More than a million people were ordered to evacuate a huge stretch of the eastern U.S. coastline as Hurricane Florence rapidly intensified Monday into an “extremely dangerous” Category 4 hurricane packing 140-mph winds.
“We’re not going to gamble with the lives of the people of South Carolina,” the state’s governor, Henry McMaster, said in an afternoon press briefing Monday as he announced that eight counties along the state’s 187-mile coastline would begin to evacuate on Tuesday.
Mandatory evacuations have already begun on the Outer Banks of North Carolina.
“The forecast places North Carolina in the bull’s-eye,” North Carolina Gov. Roy Cooper said Monday. “When weather forecasters tell us life threatening, we know that it is serious. … We here in North Carolina are bracing for a hard hit.”
The center of Florence is expected to move over the southwestern Atlantic, between Bermuda and the Bahamas, over the next few days and bear down on the North Carolina and South Carolina coastlines on Thursday. Tropical-storm-force winds could reach the coastal Carolinas by Wednesday night or Thursday morning.
By midday Monday, forecasters at the National Hurricane Center upgraded Florence to a Category 4 hurricane, with maximum sustained winds of 130 mph.

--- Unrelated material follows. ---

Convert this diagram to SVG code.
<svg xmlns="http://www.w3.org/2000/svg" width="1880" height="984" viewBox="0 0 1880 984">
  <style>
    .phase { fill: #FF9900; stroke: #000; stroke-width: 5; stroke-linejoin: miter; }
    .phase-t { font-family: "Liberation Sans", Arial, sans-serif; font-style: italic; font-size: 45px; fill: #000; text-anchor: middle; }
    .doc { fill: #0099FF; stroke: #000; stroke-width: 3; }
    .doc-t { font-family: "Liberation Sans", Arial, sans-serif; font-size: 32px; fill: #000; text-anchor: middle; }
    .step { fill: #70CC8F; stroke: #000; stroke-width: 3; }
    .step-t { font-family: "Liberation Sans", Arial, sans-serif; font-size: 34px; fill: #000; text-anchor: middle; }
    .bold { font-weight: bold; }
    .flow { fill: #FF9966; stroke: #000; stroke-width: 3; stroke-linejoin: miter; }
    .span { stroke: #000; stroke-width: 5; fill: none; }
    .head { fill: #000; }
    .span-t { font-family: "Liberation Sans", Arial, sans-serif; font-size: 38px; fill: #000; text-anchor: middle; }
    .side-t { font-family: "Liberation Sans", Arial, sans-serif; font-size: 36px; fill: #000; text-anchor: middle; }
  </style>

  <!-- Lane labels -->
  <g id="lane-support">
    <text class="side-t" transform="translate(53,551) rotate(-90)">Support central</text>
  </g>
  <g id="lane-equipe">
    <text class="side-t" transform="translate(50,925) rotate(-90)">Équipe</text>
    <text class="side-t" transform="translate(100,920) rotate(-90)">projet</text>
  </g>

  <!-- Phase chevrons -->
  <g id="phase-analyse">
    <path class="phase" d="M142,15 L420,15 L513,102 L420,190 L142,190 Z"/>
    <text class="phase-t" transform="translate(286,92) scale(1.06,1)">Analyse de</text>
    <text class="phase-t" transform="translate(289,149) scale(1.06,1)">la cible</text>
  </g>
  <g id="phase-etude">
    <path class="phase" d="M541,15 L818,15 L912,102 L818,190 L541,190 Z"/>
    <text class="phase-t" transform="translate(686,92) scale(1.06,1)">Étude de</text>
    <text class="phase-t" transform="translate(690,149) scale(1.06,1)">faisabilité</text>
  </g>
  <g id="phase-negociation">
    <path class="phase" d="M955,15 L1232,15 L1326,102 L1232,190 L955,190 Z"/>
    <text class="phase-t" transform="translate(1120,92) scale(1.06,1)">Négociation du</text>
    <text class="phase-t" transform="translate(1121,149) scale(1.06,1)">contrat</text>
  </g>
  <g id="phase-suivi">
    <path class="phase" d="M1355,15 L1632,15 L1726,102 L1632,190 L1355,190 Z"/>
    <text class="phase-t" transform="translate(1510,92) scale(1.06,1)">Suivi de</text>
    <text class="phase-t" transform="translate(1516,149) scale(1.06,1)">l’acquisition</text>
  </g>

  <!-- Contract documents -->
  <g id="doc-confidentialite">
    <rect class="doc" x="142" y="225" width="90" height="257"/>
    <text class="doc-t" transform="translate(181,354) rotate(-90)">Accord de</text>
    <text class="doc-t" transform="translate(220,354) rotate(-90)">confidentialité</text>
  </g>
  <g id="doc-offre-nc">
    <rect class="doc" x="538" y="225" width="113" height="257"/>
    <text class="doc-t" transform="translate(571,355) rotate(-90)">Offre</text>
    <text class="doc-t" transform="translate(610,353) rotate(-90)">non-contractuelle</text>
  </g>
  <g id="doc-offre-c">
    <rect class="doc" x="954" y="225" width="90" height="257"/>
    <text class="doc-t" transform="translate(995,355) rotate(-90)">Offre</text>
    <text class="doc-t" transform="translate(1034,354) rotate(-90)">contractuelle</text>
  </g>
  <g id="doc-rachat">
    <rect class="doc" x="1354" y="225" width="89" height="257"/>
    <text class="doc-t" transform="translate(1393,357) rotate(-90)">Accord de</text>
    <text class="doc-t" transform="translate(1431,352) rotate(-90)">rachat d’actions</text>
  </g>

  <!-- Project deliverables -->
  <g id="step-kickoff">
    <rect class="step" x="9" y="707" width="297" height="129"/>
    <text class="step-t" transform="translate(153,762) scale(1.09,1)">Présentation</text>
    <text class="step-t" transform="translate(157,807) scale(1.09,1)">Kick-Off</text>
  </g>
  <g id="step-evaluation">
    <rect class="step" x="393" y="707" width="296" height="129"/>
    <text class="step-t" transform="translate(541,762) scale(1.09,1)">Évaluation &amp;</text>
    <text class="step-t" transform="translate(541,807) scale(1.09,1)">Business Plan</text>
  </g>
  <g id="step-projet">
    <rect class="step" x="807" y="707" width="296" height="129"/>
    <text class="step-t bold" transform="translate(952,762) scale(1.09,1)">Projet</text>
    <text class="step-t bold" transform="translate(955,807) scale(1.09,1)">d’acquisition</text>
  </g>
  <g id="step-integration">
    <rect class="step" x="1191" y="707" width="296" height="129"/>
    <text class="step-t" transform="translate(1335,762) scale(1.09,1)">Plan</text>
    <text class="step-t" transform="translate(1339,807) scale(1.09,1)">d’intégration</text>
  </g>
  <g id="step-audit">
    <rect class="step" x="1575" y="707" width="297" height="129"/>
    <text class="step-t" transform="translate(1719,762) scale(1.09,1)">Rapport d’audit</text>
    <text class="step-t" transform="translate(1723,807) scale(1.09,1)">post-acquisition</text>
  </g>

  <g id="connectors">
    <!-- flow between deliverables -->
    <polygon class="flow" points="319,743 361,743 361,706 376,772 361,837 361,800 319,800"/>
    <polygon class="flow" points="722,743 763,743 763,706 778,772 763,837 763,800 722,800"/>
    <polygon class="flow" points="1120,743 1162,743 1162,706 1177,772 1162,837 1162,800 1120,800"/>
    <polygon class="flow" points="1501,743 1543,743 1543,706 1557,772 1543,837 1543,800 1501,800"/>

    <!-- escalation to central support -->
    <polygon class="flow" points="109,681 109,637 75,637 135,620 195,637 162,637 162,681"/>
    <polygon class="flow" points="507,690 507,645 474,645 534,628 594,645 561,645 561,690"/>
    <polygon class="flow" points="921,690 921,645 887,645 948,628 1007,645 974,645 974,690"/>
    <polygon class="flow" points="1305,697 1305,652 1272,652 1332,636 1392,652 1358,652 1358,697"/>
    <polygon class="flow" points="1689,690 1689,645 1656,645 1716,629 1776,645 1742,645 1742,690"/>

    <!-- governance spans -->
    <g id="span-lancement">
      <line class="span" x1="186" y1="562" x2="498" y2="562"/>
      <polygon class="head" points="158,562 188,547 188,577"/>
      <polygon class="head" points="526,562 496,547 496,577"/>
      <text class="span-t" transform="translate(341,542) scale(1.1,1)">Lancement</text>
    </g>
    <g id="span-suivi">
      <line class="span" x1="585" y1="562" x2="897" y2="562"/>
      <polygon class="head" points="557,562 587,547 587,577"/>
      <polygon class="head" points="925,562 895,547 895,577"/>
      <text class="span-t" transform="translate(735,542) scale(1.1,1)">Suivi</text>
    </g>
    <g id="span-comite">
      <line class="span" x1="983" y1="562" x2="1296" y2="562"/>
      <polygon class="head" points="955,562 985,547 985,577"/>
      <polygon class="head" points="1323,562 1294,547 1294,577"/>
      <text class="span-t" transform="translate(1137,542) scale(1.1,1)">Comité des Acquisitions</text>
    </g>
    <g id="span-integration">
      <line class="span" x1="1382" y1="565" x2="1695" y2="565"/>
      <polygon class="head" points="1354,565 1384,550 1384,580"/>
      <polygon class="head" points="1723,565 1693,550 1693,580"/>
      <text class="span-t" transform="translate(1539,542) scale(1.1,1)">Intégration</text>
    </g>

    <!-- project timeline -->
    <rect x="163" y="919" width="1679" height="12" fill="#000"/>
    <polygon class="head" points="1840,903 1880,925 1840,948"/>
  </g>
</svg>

Late Monday, it moved about 1,170 miles east-southeast of Cape Fear, N.C., with maximum sustained winds of 140 mph.
President Trump, who received sharp criticism last year for his handling of Hurricane Maria in Puerto Rico, took to Twitter Monday to urge East Coast residents to seek safety.
“The Storms in the Atlantic are very dangerous,” President Trump said. “We encourage anyone in the path of these storms to prepare themselves and to heed the warnings of State and Local officials. The Federal Government is closely monitoring and ready to assist. We are with you!”
In addition to a life-threatening storm surge along portions of the coastlines of South Carolina, North Carolina and Virginia, Florence is expected to bring exceptionally heavy rainfall, and flash flooding, as it slowly crawls over the Carolinas and Mid-Atlantic.
People living inland should prepare for potential flooding and loss of power, officials warned.
“The takeaway here is this: … You’re going to get a staggering amount of rainfall,” Ken Graham, director of the National Hurricane Center, said in a Monday afternoon video presentation.
“If you think you’re safe because you’re away from the coast, that is not true. Well away from the coast — central portions of Virginia and central portions of North Carolina — you could be hundreds of miles away, several hundreds of miles in some cases away from the center, and you could still get those dangerous rains that are going to cause the flash flooding.”
Graham urged coastal residents to finish their planning before the arrival of tropical-storm-force windows on Wednesday. Further inland, people should be done with their plans by Thursday.
“It’s just too dangerous to be outside,” he warned.
Cooper declared a state of emergency across North Carolina on Friday. The governors of South Carolina and Virginia declared states of emergency on Saturday.
In North Carolina, emergency officials in Dare County issued mandatory evacuations Monday for residents and visitors of Hatteras Island, on the southern end of the Outer Banks. Other coastal communities in Dare County and neighboring Currituck counties will begin mandatory evacuations tomorrow.
Officials urged residents to pack emergency kits with enough food and water to last three to five days, flashlights, batteries, medication, a battery-operated radio and antibacterial gel or hand wipes.
“Our best defense is good preparation,” Cooper said as he urged residents to plan evacuation routes, clear their yards of debris that could cause damage in high winds, and discuss how they would contact family and friends.
In South Carolina, McMaster said that officials planned to help residents evacuate by reversing eastbound lanes of major roads such as Interstate 26 heading into Charleston and U.S. 501 heading into Myrtle Beach.
Florencewill probably create more wind than Hurricane Hugo and more water than Hurricane Matthew, McMaster warned.
“North Carolina is no stranger to hurricanes,” Cooper said at a press briefing, noting that previous hurricanes — Matthew in 2016, Floyd in 1999 and Fran in 1996 — brought heavy wind and rain to the entire state. “We must all be alert and ready.”
Over the years, powerful storms such as 1989’s Hurricane Hugo have wreaked damage across the Carolinas, but only one Category 4 hurricane, Hazel, has made landfall on North Carolina in the last 150 years.
In 1954, Hazel came ashore near Calabash, N.C., with 130-mph winds and an 18-foot storm surge. “All traces of civilization on the immediate waterfront between the state line and Cape Fear were practically annihilated,” according to an official report from the weather bureau in Raleigh.